◆ What you are asked to do: Exactly the lines from the one with "Generate a Python" through the one with "plt.rcParams['font.family'] = ['Liberation" should be returned, both ends included and nothing else. Omit any pictures.

◆ Input for this task:
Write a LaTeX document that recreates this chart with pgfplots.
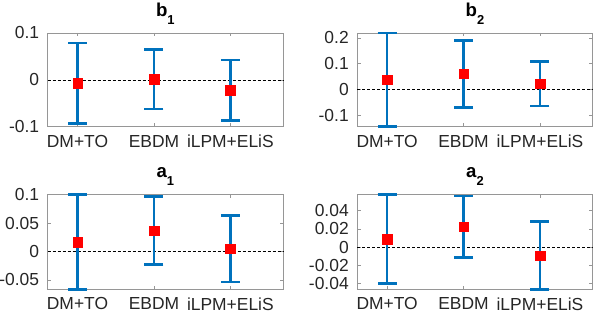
\documentclass[border=0pt]{standalone}
\usepackage{pgfplots}
\pgfplotsset{compat=1.18}
\usepackage{pgfplotstable}
\usepackage{fontspec}
\setmainfont{Liberation Sans}
\definecolor{mblue}{RGB}{0,114,189}
\definecolor{tickgray}{RGB}{38,38,38}
\definecolor{boxgray}{RGB}{150,150,150}

\pgfplotstableread{
x y e
1 -0.007 0.0855
2 0.0015 0.064
3 -0.0224 0.0648
}\tbbone
\pgfplotstableread{
x y e
1 0.038 0.181
2 0.061 0.1285
3 0.023 0.086
}\tbbtwo
\pgfplotstableread{
x y e
1 0.0167 0.0834
2 0.0367 0.0603
3 0.0048 0.0588
}\tbaone
\pgfplotstableread{
x y e
1 0.009 0.0486
2 0.0225 0.0335
3 -0.0092 0.037
}\tbatwo

\newcommand{\ttl}[2]{#1\raisebox{-8bp}{\fontsize{13}{13}\selectfont #2}}

\pgfplotsset{
  myax/.style={
    scale only axis, width=235.4bp,
    xmin=0.61, xmax=3.69,
    xtick={1,2,3}, xticklabels={DM+TO,EBDM,iLPM+ELiS},
    scaled y ticks=false,
    tick align=inside, xtick pos=both, ytick pos=both,
    xticklabel pos=lower, yticklabel pos=left,
    major tick length=3.5bp,
    axis line style={boxgray, line width=0.6bp},
    every tick/.style={boxgray, line width=0.6bp},
    tick label style={font=\fontsize{17.5}{20}\selectfont, text=tickgray, inner sep=0pt},
    xticklabel style={anchor=north, yshift=-8.3bp},
    yticklabel style={anchor=east, xshift=-8.4bp},
    title style={font=\bfseries\fontsize{18.7}{22}\selectfont, anchor=base, at={(0.5,1)}, yshift=11bp, inner sep=0pt},
    clip=false,
  },
  zl/.style={black, line width=0.6bp, dash pattern=on 3bp off 2bp},
  eb/.style={mblue, line width=2.5bp, only marks, mark=none,
    error bars/.cd, y dir=both, y explicit,
    error bar style={mblue, line width=2.5bp, solid},
    error mark options={rotate=90, mblue, line width=2.7bp, mark size=9.5bp}},
  mk/.style={only marks, mark=square*, red, line width=0.4bp, mark size=4.8bp, mark options={fill=red, draw=red}},
}

\begin{document}
\begin{tikzpicture}
\path[use as bounding box] (0,0) rectangle (594bp,314bp);

\begin{axis}[myax, at={(47.7bp,187.3bp)}, anchor=south west, height=93.7bp,
  ymin=-0.1, ymax=0.1, ytick={-0.1,0,0.1}, yticklabels={-0.1,0,0.1},
  title={\ttl{b}{1}}]
\addplot[zl] coordinates {(0.61,0) (3.69,0)};
\addplot[eb] table[x=x,y=y,y error=e]{\tbbone};
\addplot[mk] table[x=x,y=y]{\tbbone};
\end{axis}

\begin{axis}[myax, at={(357.3bp,187.3bp)}, anchor=south west, height=93.7bp,
  ymin=-0.143, ymax=0.219, ytick={-0.1,0,0.1,0.2}, yticklabels={-0.1,0,0.1,0.2},
  title={\ttl{b}{2}}]
\addplot[zl] coordinates {(0.61,0) (3.69,0)};
\addplot[eb] table[x=x,y=y,y error=e]{\tbbtwo};
\addplot[mk] table[x=x,y=y]{\tbbtwo};
\end{axis}

\begin{axis}[myax, at={(47.7bp,24.7bp)}, anchor=south west, height=94.6bp,
  ymin=-0.0667, ymax=0.1, ytick={-0.05,0,0.05,0.1}, yticklabels={-0.05,0,0.05,0.1},
  title={\ttl{a}{1}}]
\addplot[zl] coordinates {(0.61,0) (3.69,0)};
\addplot[eb] table[x=x,y=y,y error=e]{\tbaone};
\addplot[mk] table[x=x,y=y]{\tbaone};
\end{axis}

\begin{axis}[myax, at={(357.3bp,24.7bp)}, anchor=south west, height=94.6bp,
  ymin=-0.0462, ymax=0.0575, ytick={-0.04,-0.02,0,0.02,0.04}, yticklabels={-0.04,-0.02,0,0.02,0.04},
  title={\ttl{a}{2}}]
\addplot[zl] coordinates {(0.61,0) (3.69,0)};
\addplot[eb] table[x=x,y=y,y error=e]{\tbatwo};
\addplot[mk] table[x=x,y=y]{\tbatwo};
\end{axis}
\end{tikzpicture}
\end{document}
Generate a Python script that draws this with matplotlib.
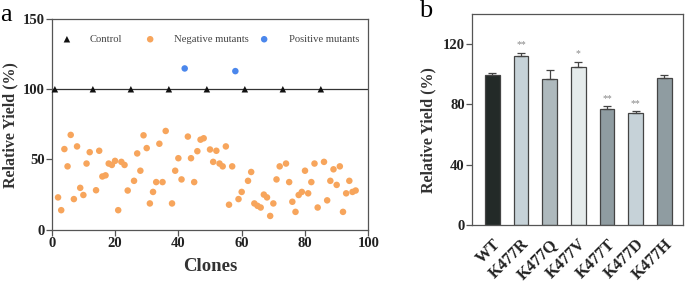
import matplotlib
matplotlib.use("Agg")
import matplotlib.pyplot as plt

plt.rcParams['font.family'] = ['Liberation Serif', 'DejaVu Serif']

# Panel a data
control_x = [1, 13, 25, 37, 49, 61, 73, 85]
control_y = [100, 100, 100, 100, 100, 100, 100, 100]
pos_x = [42, 58]
pos_y = [114.8, 112.9]
neg_x = [2, 3, 4, 5, 6, 7, 8, 9, 10, 11, 12, 14, 15, 16, 17, 18, 19, 20, 21, 22, 23, 24,
         26, 27, 28, 29, 30, 31, 32, 33, 34, 35, 36, 38, 39, 40, 41, 43, 44, 45, 46, 47, 48,
         50, 51, 52, 53, 54, 55, 56, 57, 59, 60, 62, 63, 64, 65, 66, 67, 68, 69, 70, 71, 72,
         74, 75, 76, 77, 78, 79, 80, 81, 82, 83, 84, 86, 87, 88, 89, 90, 91, 92, 93, 94, 95, 96]
neg_y = [23, 13.9, 57.4, 45.1, 67.5, 21.8, 59.3, 29.8, 24.7, 47.1, 55.2, 28.1, 56.2, 37.9, 38.7,
         47.1, 46.1, 49, 13.9, 48.3, 46.1, 27.9,
         34.8, 54.3, 42, 67.2, 58.1, 18.7, 26.9, 33.9, 61.2, 33.9, 70.3, 18.7, 42, 50.9, 35.8,
         66.3, 50.9, 33.9, 55.9, 64.1, 65.1,
         57.1, 48.3, 56.2, 47.1, 45.1, 59.3, 17.8, 45.1, 21.8, 26.9, 34.8, 41.1, 18.7, 17, 15.8,
         25, 23, 9.8, 18.7, 35.8, 45.1,
         47.1, 33.9, 19.9, 12.7, 24.7, 26.9, 42, 25.9, 33.9, 47.1, 15.8, 48.3, 20.9, 34.8, 43,
         31.9, 45.1, 12.7, 25.9, 34.8, 26.9, 27.9]
legend_labels = ['Control', 'Negative mutants', 'Positive mutants']

# Panel b data
categories = ['WT', 'K477R', 'K477Q', 'K477V', 'K477T', 'K477D', 'K477H']
means = [99.3, 112.5, 96.6, 104.8, 76.9, 74.1, 97.7]
errs = [1.7, 2.0, 6.0, 3.2, 1.8, 1.3, 2.2]
signif = ['', '**', '', '*', '**', '**', '']
bar_colors = ['#232a28', '#c6d2d8', '#aeb9bd', '#e5ebeb', '#8f9ca1', '#c6d2d8', '#8f9ca1']

fig = plt.figure(figsize=(6.85, 2.88), dpi=100)
spine_c = '#555555'
orange = '#f7a55c'
blue = '#4b87ec'

# ---- Panel a ----
ax = fig.add_axes([0.0755, 0.2024, 0.5377 - 0.0755, 0.934 - 0.2024])
ax.axhline(100, color='#333333', lw=0.9, zorder=1)
ax.scatter(neg_x, neg_y, s=22, color=orange, edgecolors='none', zorder=3)
ax.scatter(pos_x, pos_y, s=22, color=blue, edgecolors='none', zorder=3)
ax.scatter(control_x, control_y, s=22, marker='^', color='#111111', edgecolors='none',
           zorder=4, clip_on=False)
ax.set_xlim(0, 100)
ax.set_ylim(0, 150)
ax.set_xticks([0, 20, 40, 60, 80, 100])
ax.set_yticks([0, 50, 100, 150])
for s in ax.spines.values():
    s.set_color(spine_c)
    s.set_linewidth(0.9)
ax.tick_params(direction='out', length=4, width=0.9, color=spine_c, labelsize=10.5, pad=1)
for lab in ax.get_xticklabels() + ax.get_yticklabels():
    lab.set_fontweight('bold')
    lab.set_color('#222222')
ax.set_xlabel('Clones', fontsize=13.5, fontweight='bold', color='#333333', labelpad=6)

# manual legend
leg_markers = [('^', '#111111'), ('o', orange), ('o', blue)]
mk_x = [0.048, 0.311, 0.671]
tx_x = [0.121, 0.386, 0.750]
leg_y = 0.904
for (m, c), mx, tx, lab in zip(leg_markers, mk_x, tx_x, legend_labels):
    ax.scatter([mx], [leg_y], s=22, marker=m, color=c, edgecolors='none',
               transform=ax.transAxes, zorder=5)
    ax.text(tx, leg_y, lab, transform=ax.transAxes, fontsize=7.7, color='#444444',
            ha='left', va='center')

fig.text(0.015, 0.566, 'Relative Yield (%)', rotation=90, ha='center', va='center',
         fontsize=11.5, fontweight='bold', color='#333333')
fig.text(0.0, 0.948, 'a', fontsize=19, ha='left', va='center')

# ---- Panel b ----
bx = fig.add_axes([0.6886, 0.21875, 0.9966 - 0.6886, 0.951 - 0.21875])
xs = list(range(len(categories)))
bx.bar(xs, means, width=0.52, color=bar_colors, edgecolor='#444444', linewidth=0.9, zorder=2)
bx.errorbar(xs, means, yerr=[[0] * len(errs), errs], fmt='none', ecolor='#444444',
            elinewidth=0.9, capsize=3, capthick=0.9, zorder=3)
for x, m, e, s in zip(xs, means, errs, signif):
    if s:
        bx.text(x, m + e + 2.5, s, ha='center', va='bottom', fontsize=7, color='#888888')
bx.set_xlim(-0.72, 6.64)
bx.set_ylim(0, 140)
bx.set_yticks([0, 40, 80, 120])
bx.set_xticks(xs)
bx.set_xticklabels(categories, rotation=45, ha='right', rotation_mode='anchor',
                   fontsize=11.8, fontweight='bold', color='#222222')
for s in bx.spines.values():
    s.set_color(spine_c)
    s.set_linewidth(0.9)
bx.tick_params(axis='y', direction='out', length=4, width=0.9, color=spine_c, labelsize=10.5, pad=1)
bx.tick_params(axis='x', length=0, pad=8)
for lab in bx.get_yticklabels():
    lab.set_fontweight('bold')
    lab.set_color('#222222')
fig.text(0.625, 0.55, 'Relative Yield (%)', rotation=90, ha='center', va='center',
         fontsize=11.5, fontweight='bold', color='#333333')
fig.text(0.612, 0.962, 'b', fontsize=19, ha='left', va='center')

fig.savefig('out.png', dpi=100)
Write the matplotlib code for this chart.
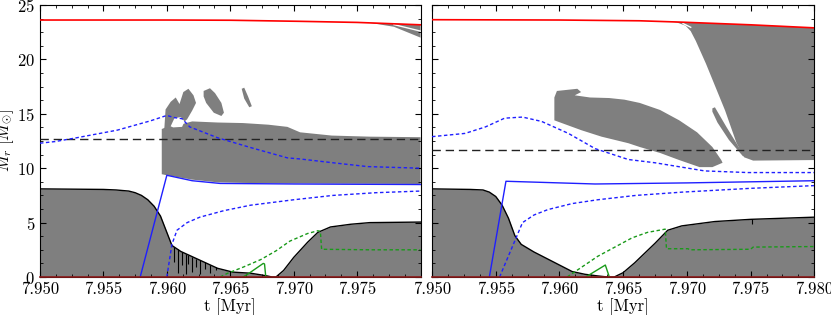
import numpy as np
import matplotlib
matplotlib.use("Agg")
import matplotlib.pyplot as plt
from matplotlib.ticker import MultipleLocator, FormatStrFormatter

plt.rcParams['font.family'] = 'serif'
plt.rcParams['font.serif'] = ['cmr10', 'DejaVu Serif']
plt.rcParams['mathtext.fontset'] = 'cm'
plt.rcParams['axes.formatter.use_mathtext'] = True

GREY = '#7f7f7f'

# ---------------- LEFT PANEL DATA ----------------
L_tot_t = [7.950, 7.960, 7.965, 7.9705, 7.975, 7.980]
L_tot_M = [23.62, 23.62, 23.60, 23.50, 23.40, 23.18]

L_env_t = [7.9745, 7.9758, 7.9779, 7.9800, 7.9800, 7.9779, 7.9758, 7.9745]
L_env_M = [23.42, 23.40, 23.00, 22.00, 23.18, 23.30, 23.38, 23.42]
L_env_gap_t = [7.9779, 7.9800]
L_env_gap_M = [23.20, 22.60]

L_band_t = [7.9596, 7.9600, 7.9610, 7.9620, 7.9640, 7.9660, 7.9680, 7.9695, 7.9705, 7.9730, 7.9760, 7.9800]
L_band_hi = [13.6, 13.8, 14.0, 14.3, 14.2, 14.15, 14.0, 13.8, 13.3, 13.0, 12.9, 12.85]
L_band_lo = [9.45, 9.35, 9.15, 8.95, 8.70, 8.65, 8.62, 8.60, 8.60, 8.58, 8.57, 8.55]

L_blobA_t = [7.9598, 7.9599, 7.9603, 7.9607, 7.9610, 7.9613, 7.9617, 7.9621, 7.9623, 7.9620, 7.9616, 7.9612, 7.9598]
L_blobA_M = [13.6, 15.4, 16.1, 16.5, 15.9, 17.0, 17.3, 16.7, 16.0, 15.3, 14.5, 14.1, 13.6]
L_hole_t = [7.9603, 7.9606, 7.9611, 7.9614, 7.9612, 7.9605]
L_hole_M = [13.85, 14.6, 14.7, 14.3, 13.8, 13.75]
L_blobB_t = [7.9629, 7.9634, 7.9638, 7.9643, 7.9645, 7.9643, 7.9637, 7.9631, 7.9629]
L_blobB_M = [17.1, 17.35, 16.9, 16.0, 15.1, 14.8, 15.1, 16.0, 16.6]
L_blobC_t = [7.9659, 7.9661, 7.9664, 7.9667, 7.9665, 7.9661]
L_blobC_M = [17.3, 17.4, 16.6, 15.7, 15.6, 16.4]

L_core_t = [7.950, 7.955, 7.956, 7.957, 7.9575, 7.958, 7.9585, 7.959, 7.9595, 7.9600, 7.9604,
            7.9611, 7.9626, 7.9640, 7.9652, 7.9666, 7.9674, 7.9679, 7.9683, 7.9686, 7.9692,
            7.9700, 7.9711, 7.9719, 7.9729, 7.9745, 7.9760, 7.9800]
L_core_M = [8.1, 8.05, 8.0, 7.9, 7.75, 7.5, 7.1, 6.5, 5.6, 4.1, 2.9,
            2.35, 1.55, 0.8, 0.45, 0.35, 0.2, 0.1, 0.0, 0.0, 0.6,
            1.8, 3.2, 4.1, 4.6, 4.85, 5.0, 5.05]

L_spike_t = [7.9606, 7.9609, 7.9612, 7.9615, 7.9617, 7.9620, 7.9623, 7.9626, 7.9630, 7.9634, 7.9639]
L_spike_hi = [2.8, 2.6, 2.3, 2.15, 2.0, 1.85, 1.7, 1.55, 1.35, 1.1, 0.9]
L_spike_lo = [1.4, 0.4, 1.1, 0.3, 1.2, 0.5, 0.9, 0.3, 0.7, 0.4, 0.6]

L_bsol_t = [7.9579, 7.9600, 7.9620, 7.9642, 7.9700, 7.9800]
L_bsol_M = [0.0, 9.35, 8.85, 8.60, 8.55, 8.50]

L_bdlo_t = [7.9600, 7.9602, 7.9604, 7.9608, 7.9616, 7.9626, 7.9645, 7.9666, 7.9700, 7.9731, 7.9765, 7.9800]
L_bdlo_M = [0.0, 1.5, 3.0, 4.3, 5.0, 5.5, 6.1, 6.6, 7.1, 7.5, 7.75, 7.9]

L_bdhi_t = [7.9500, 7.9512, 7.9529, 7.9561, 7.9587, 7.9600, 7.9606, 7.9612, 7.9618, 7.9640,
            7.9666, 7.9695, 7.9705, 7.9731, 7.9758, 7.9800]
L_bdhi_M = [12.3, 12.45, 12.8, 13.5, 14.35, 14.85, 14.65, 14.55, 13.8, 12.8,
            11.9, 10.95, 10.85, 10.5, 10.15, 10.0]

L_gsol_t = [7.9660, 7.9663, 7.9676, 7.9677, 7.9678]
L_gsol_M = [0.0, 0.2, 1.25, 1.2, 0.0]

L_gdash_t = [7.9642, 7.9648, 7.9660, 7.9674, 7.9686, 7.9697, 7.9711, 7.9719, 7.9721, 7.9722, 7.9760, 7.9800]
L_gdash_M = [0.0, 0.35, 0.9, 1.6, 2.4, 3.3, 4.0, 4.25, 4.2, 2.55, 2.5, 2.5]

L_ref_M = 12.65

# ---------------- RIGHT PANEL DATA ----------------
R_tot_t = [7.950, 7.960, 7.9663, 7.9697, 7.9750, 7.9800]
R_tot_M = [23.65, 23.62, 23.55, 23.42, 23.18, 22.90]

R_env_t = [7.9683, 7.9692, 7.9699, 7.9703, 7.9707, 7.9715, 7.9730, 7.9739, 7.9745, 7.9752, 7.9800,
           7.9800, 7.9750, 7.9697, 7.9683]
R_env_M = [23.52, 23.40, 23.10, 22.60, 21.7, 19.6, 15.3, 12.3, 11.0, 10.70, 10.75,
           22.90, 23.18, 23.42, 23.52]
R_env_gap_t = [7.9697, 7.9703]
R_env_gap_M = [23.30, 22.95]

R_sliver_t = [7.9720, 7.9722, 7.9731, 7.9741, 7.9747, 7.9744, 7.9733, 7.9724, 7.9720]
R_sliver_M = [15.5, 15.6, 13.8, 11.9, 11.1, 11.1, 12.6, 14.2, 15.2]

R_blob_t = [7.9596, 7.9596, 7.9598, 7.9614, 7.9617, 7.9612, 7.9624, 7.9639, 7.9651, 7.9663,
            7.9679, 7.9694, 7.9708, 7.9720, 7.9727, 7.9728, 7.9720, 7.9710, 7.9694, 7.9679,
            7.9663, 7.9654, 7.9633, 7.9617, 7.9596]
R_blob_M = [14.4, 16.5, 17.1, 17.3, 17.0, 16.7, 16.5, 16.45, 16.3, 16.0,
            15.35, 14.4, 13.3, 11.95, 10.75, 10.5, 10.1, 10.1, 10.75, 11.4,
            11.95, 12.3, 12.9, 13.5, 14.4]

R_core_t = [7.950, 7.953, 7.954, 7.9545, 7.955, 7.9555, 7.956, 7.9565, 7.957, 7.958, 7.959,
            7.960, 7.961, 7.962, 7.963, 7.9638, 7.9643, 7.9650, 7.9659, 7.9667, 7.9675,
            7.9685, 7.9696, 7.9722, 7.9750, 7.9800]
R_core_M = [8.1, 8.05, 8.0, 7.8, 7.4, 6.6, 5.4, 3.8, 3.0, 2.3, 1.7,
            1.1, 0.5, 0.25, 0.1, 0.0, 0.0, 0.4, 1.3, 2.2, 3.1,
            4.3, 4.7, 5.1, 5.3, 5.5]
R_spike_t = [7.9751]
R_spike_hi = [5.35]
R_spike_lo = [4.9]

R_bsol_t = [7.9545, 7.9558, 7.9628, 7.9700, 7.9800]
R_bsol_M = [0.0, 8.8, 8.55, 8.65, 8.85]

R_bdlo_t = [7.9553, 7.9562, 7.9571, 7.9580, 7.9591, 7.9610, 7.9630, 7.9660, 7.9696, 7.9750, 7.9800]
R_bdlo_M = [0.0, 2.5, 5.0, 5.7, 6.2, 6.75, 7.1, 7.5, 7.8, 8.15, 8.4]

R_bdhi_t = [7.9500, 7.9526, 7.9542, 7.9557, 7.9571, 7.9586, 7.9607, 7.9628, 7.9654, 7.9675,
            7.9714, 7.9748, 7.9800]
R_bdhi_M = [12.9, 13.2, 13.8, 14.6, 14.7, 14.3, 13.2, 11.8, 10.8, 10.5,
            9.75, 9.6, 9.6]

R_gsol_t = [7.9621, 7.9622, 7.9636, 7.9639]
R_gsol_M = [0.0, 0.1, 1.1, 0.05]

R_gdash_t = [7.9606, 7.9630, 7.9657, 7.9669, 7.9683, 7.9684, 7.9701, 7.9702, 7.9750, 7.9752, 7.9800]
R_gdash_M = [0.0, 1.9, 3.6, 4.1, 4.4, 2.6, 2.6, 2.5, 2.55, 2.75, 2.8]

R_ref_M = 11.7

L_XTICKS = [7.950, 7.955, 7.960, 7.965, 7.970, 7.975]
R_XTICKS = [7.950, 7.955, 7.960, 7.965, 7.970, 7.975, 7.980]


def draw(ax, d, xticks):
    # convective zones
    ax.fill_between(d['core_t'], 0, d['core_M'], color=GREY, lw=0, zorder=1)
    for pt, pm in d['polys']:
        ax.fill(pt, pm, color=GREY, lw=0, zorder=1)
    for pt, pm in d['holes']:
        ax.fill(pt, pm, color='white', lw=0, zorder=1.5)
    for gt, gm in d['gaps']:
        ax.plot(gt, gm, color='white', lw=1.0, zorder=1.5)
    ax.vlines(d['spike_t'], d['spike_lo'], d['spike_hi'], color='black', lw=0.8, zorder=2)
    ax.plot(d['core_t'], d['core_M'], color='black', lw=1.0, zorder=3)
    # lines
    ax.plot(d['tot_t'], d['tot_M'], color='red', lw=1.2, zorder=4)
    ax.axhline(d['ref'], color='#222222', lw=1.0, dashes=(6, 3.5), zorder=4)
    ax.plot(d['bsol_t'], d['bsol_M'], color='#1f1fff', lw=1.0, zorder=4)
    ax.plot(d['bdlo_t'], d['bdlo_M'], color='#1f1fff', lw=1.0, dashes=(2.5, 1.8), zorder=4)
    ax.plot(d['bdhi_t'], d['bdhi_M'], color='#1f1fff', lw=1.0, dashes=(2.5, 1.8), zorder=4)
    ax.plot(d['gsol_t'], d['gsol_M'], color='#1a9a1a', lw=1.0, zorder=4)
    ax.plot(d['gdash_t'], d['gdash_M'], color='#1a9a1a', lw=1.0, dashes=(2.5, 1.8), zorder=4)
    ax.axhline(0, color='#8b1a1a', lw=1.2, zorder=5, clip_on=False)

    ax.set_xlim(7.950, 7.980)
    ax.set_ylim(0, 25)
    ax.set_xticks(xticks)
    ax.xaxis.set_major_formatter(FormatStrFormatter('%.3f'))
    ax.xaxis.set_minor_locator(MultipleLocator(0.00125))
    ax.yaxis.set_major_locator(MultipleLocator(5))
    ax.yaxis.set_minor_locator(MultipleLocator(1.25))
    ax.tick_params(which='both', direction='in', top=True, right=True, labelsize=12)
    ax.tick_params(which='major', length=4, width=0.8)
    ax.tick_params(which='minor', length=2, width=0.6)
    for s in ax.spines.values():
        s.set_linewidth(0.8)
    ax.set_xlabel('t [Myr]', fontsize=12, labelpad=1)


fig = plt.figure(figsize=(8.31, 3.15), dpi=100)
axL = fig.add_axes([0.0481, 0.1206, 0.4580, 0.8635])
axR = fig.add_axes([0.5199, 0.1206, 0.4600, 0.8635])

left = dict(core_t=L_core_t, core_M=L_core_M,
            polys=[(L_env_t, L_env_M),
                   (L_band_t + L_band_t[::-1], L_band_hi + L_band_lo[::-1]),
                   (L_blobA_t, L_blobA_M), (L_blobB_t, L_blobB_M), (L_blobC_t, L_blobC_M)],
            holes=[(L_hole_t, L_hole_M)],
            gaps=[(L_env_gap_t, L_env_gap_M)],
            spike_t=L_spike_t, spike_lo=L_spike_lo, spike_hi=L_spike_hi,
            tot_t=L_tot_t, tot_M=L_tot_M, ref=L_ref_M,
            bsol_t=L_bsol_t, bsol_M=L_bsol_M, bdlo_t=L_bdlo_t, bdlo_M=L_bdlo_M,
            bdhi_t=L_bdhi_t, bdhi_M=L_bdhi_M, gsol_t=L_gsol_t, gsol_M=L_gsol_M,
            gdash_t=L_gdash_t, gdash_M=L_gdash_M)
right = dict(core_t=R_core_t, core_M=R_core_M,
             polys=[(R_env_t, R_env_M), (R_sliver_t, R_sliver_M), (R_blob_t, R_blob_M)],
             holes=[],
             gaps=[(R_env_gap_t, R_env_gap_M)],
             spike_t=R_spike_t, spike_lo=R_spike_lo, spike_hi=R_spike_hi,
             tot_t=R_tot_t, tot_M=R_tot_M, ref=R_ref_M,
             bsol_t=R_bsol_t, bsol_M=R_bsol_M, bdlo_t=R_bdlo_t, bdlo_M=R_bdlo_M,
             bdhi_t=R_bdhi_t, bdhi_M=R_bdhi_M, gsol_t=R_gsol_t, gsol_M=R_gsol_M,
             gdash_t=R_gdash_t, gdash_M=R_gdash_M)

draw(axL, left, L_XTICKS)
draw(axR, right, R_XTICKS)
axR.tick_params(labelleft=False)
axL.set_ylabel(r'$M_r\ [M_{\odot}]$', fontsize=12, labelpad=0)
axL.yaxis.set_label_coords(-0.062, 0.5)

fig.savefig('out.png', dpi=100)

◆ Exercise result:
Generate a Python script that draws this with matplotlib.
import matplotlib
matplotlib.use("Agg")
import matplotlib.pyplot as plt

plt.rcParams['font.family'] = ['Liberation Serif', 'DejaVu Serif']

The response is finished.